Give back only the lines from the one that contains "Rebuild this chart" through the one that contains "const xTicks = [0, 1, 2, 3, 4, 5];", word for word and without images.

◆ Exercise data
■ ■ ■ ■ ■ ■ ■

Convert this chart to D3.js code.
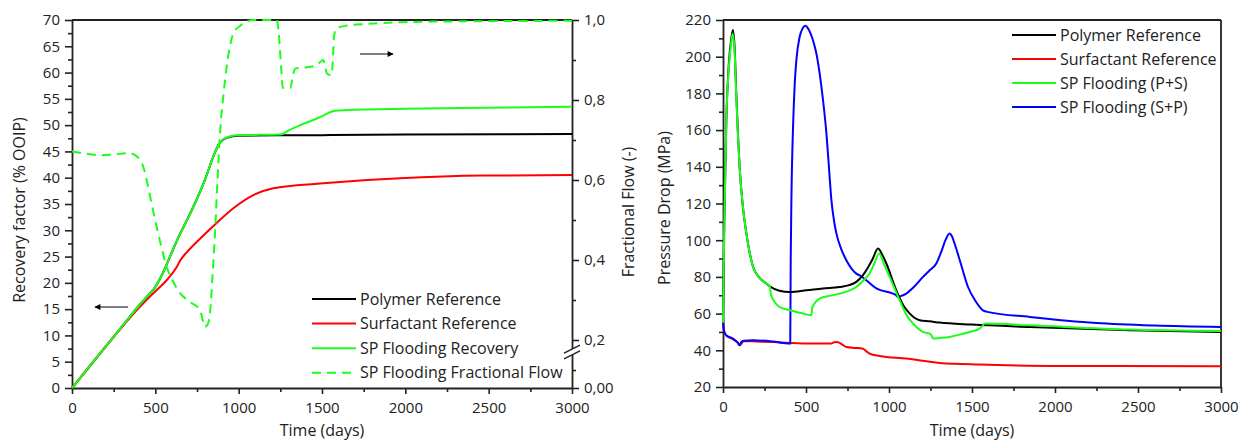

■ ■ ■ ■ ■ ■ ■

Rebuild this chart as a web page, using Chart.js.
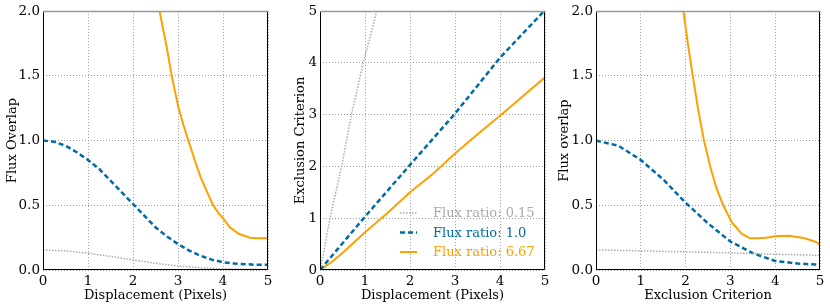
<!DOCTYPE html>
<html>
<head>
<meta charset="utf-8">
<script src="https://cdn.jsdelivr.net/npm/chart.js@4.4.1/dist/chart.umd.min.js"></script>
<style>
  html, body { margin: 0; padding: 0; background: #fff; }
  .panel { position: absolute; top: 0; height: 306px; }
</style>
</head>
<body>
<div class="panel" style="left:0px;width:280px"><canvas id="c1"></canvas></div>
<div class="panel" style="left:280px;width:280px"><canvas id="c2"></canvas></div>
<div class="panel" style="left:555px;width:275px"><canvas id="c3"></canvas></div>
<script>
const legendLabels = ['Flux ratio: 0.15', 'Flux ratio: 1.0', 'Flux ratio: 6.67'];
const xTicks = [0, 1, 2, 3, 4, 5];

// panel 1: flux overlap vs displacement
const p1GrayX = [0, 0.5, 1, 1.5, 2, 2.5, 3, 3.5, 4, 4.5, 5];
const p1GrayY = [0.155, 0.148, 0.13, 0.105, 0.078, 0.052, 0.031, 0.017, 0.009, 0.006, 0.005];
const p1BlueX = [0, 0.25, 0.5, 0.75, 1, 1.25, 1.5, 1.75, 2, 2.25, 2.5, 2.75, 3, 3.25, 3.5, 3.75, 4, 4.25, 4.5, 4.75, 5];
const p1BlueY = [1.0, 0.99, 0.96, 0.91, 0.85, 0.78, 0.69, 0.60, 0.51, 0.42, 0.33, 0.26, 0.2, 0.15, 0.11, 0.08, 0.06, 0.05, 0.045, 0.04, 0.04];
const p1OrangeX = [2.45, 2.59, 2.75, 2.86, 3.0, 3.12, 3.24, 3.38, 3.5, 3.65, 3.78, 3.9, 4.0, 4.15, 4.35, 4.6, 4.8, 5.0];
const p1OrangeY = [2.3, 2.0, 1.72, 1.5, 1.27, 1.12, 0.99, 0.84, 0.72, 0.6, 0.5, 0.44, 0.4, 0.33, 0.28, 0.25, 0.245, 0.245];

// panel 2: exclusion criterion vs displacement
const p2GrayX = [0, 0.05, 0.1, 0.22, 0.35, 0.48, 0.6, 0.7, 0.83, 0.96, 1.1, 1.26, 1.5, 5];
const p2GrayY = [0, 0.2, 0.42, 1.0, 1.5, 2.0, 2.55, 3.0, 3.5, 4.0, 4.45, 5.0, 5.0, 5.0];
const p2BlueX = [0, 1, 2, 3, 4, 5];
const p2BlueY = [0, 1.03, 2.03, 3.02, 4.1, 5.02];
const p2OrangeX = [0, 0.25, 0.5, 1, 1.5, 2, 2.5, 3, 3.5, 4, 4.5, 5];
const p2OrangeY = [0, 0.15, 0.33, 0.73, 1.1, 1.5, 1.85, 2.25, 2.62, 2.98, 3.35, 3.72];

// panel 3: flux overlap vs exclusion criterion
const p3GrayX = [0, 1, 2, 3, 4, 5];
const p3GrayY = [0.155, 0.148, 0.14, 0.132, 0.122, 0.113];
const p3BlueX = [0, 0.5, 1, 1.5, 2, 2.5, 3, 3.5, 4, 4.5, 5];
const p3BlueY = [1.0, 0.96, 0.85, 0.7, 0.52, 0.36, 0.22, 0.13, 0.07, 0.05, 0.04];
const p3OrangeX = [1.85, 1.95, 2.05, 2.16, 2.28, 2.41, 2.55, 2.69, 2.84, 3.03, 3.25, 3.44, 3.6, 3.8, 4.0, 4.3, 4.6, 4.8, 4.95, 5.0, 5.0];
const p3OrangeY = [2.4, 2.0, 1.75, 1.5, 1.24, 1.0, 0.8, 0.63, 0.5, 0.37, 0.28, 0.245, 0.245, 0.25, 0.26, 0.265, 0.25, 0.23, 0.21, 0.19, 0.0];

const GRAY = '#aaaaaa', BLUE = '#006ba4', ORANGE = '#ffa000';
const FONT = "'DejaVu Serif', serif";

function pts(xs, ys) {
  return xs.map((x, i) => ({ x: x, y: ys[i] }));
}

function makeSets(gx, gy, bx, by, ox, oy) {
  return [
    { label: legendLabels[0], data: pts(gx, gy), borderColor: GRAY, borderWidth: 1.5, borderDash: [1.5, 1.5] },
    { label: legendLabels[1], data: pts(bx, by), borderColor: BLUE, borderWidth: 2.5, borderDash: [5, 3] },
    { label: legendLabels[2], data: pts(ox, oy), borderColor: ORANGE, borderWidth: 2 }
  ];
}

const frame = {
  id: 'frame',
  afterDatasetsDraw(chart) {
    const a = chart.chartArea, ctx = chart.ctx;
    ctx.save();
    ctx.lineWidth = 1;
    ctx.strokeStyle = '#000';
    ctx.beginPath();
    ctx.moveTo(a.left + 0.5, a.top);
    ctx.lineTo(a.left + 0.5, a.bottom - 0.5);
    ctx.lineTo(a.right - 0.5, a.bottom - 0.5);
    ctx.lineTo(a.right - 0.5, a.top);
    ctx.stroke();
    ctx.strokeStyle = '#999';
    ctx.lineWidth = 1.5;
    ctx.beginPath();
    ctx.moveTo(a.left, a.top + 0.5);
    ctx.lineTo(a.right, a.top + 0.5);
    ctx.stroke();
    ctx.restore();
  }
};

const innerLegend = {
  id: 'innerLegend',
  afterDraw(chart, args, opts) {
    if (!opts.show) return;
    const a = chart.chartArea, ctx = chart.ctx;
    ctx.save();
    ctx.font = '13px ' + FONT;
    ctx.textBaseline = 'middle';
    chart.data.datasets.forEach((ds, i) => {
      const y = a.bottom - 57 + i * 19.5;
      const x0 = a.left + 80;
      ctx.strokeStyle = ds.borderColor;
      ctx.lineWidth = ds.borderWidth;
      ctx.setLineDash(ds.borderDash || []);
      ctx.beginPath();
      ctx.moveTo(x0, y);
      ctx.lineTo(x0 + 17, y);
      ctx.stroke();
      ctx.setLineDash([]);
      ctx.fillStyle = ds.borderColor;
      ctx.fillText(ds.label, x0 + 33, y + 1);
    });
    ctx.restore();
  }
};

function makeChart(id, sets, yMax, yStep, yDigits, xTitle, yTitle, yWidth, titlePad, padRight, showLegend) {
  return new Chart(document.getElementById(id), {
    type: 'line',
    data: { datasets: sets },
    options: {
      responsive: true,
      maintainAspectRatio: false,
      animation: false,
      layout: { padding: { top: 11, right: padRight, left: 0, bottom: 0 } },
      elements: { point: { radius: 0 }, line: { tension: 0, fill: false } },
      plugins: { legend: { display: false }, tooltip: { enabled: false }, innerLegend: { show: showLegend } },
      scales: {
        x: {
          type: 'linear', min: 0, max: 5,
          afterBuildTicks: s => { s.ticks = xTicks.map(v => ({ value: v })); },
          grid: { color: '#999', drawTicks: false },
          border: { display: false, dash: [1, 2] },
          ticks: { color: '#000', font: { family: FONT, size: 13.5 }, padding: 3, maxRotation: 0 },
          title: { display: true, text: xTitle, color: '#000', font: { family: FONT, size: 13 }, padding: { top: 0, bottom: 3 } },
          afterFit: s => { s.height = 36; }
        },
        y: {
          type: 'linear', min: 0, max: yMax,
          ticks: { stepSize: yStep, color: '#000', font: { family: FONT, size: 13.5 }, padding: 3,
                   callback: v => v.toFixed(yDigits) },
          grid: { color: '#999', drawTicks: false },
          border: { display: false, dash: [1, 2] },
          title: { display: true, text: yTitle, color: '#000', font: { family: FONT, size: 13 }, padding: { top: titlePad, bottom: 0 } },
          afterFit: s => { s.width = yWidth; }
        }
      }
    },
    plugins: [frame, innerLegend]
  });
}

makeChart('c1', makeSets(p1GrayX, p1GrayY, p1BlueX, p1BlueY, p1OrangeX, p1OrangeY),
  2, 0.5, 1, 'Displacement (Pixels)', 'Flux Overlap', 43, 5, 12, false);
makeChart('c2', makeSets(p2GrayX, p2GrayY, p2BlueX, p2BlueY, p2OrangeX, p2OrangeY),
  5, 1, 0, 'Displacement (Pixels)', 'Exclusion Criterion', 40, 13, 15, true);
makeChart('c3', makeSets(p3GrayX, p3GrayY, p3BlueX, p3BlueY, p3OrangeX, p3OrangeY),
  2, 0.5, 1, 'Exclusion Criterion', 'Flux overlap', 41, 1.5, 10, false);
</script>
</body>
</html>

■ ■ ■ ■ ■ ■ ■

◆ Task response
Rebuild this chart as a web page, using Chart.js.
<!DOCTYPE html>
<html>
<head>
<meta charset="utf-8">
<script src="https://cdn.jsdelivr.net/npm/chart.js@4.4.1/dist/chart.umd.min.js"></script>
<style>
  html, body { margin: 0; padding: 0; background: #fff; }
  .panel { position: absolute; top: 0; height: 306px; }
</style>
</head>
<body>
<div class="panel" style="left:0px;width:280px"><canvas id="c1"></canvas></div>
<div class="panel" style="left:280px;width:280px"><canvas id="c2"></canvas></div>
<div class="panel" style="left:555px;width:275px"><canvas id="c3"></canvas></div>
<script>
const legendLabels = ['Flux ratio: 0.15', 'Flux ratio: 1.0', 'Flux ratio: 6.67'];
const xTicks = [0, 1, 2, 3, 4, 5];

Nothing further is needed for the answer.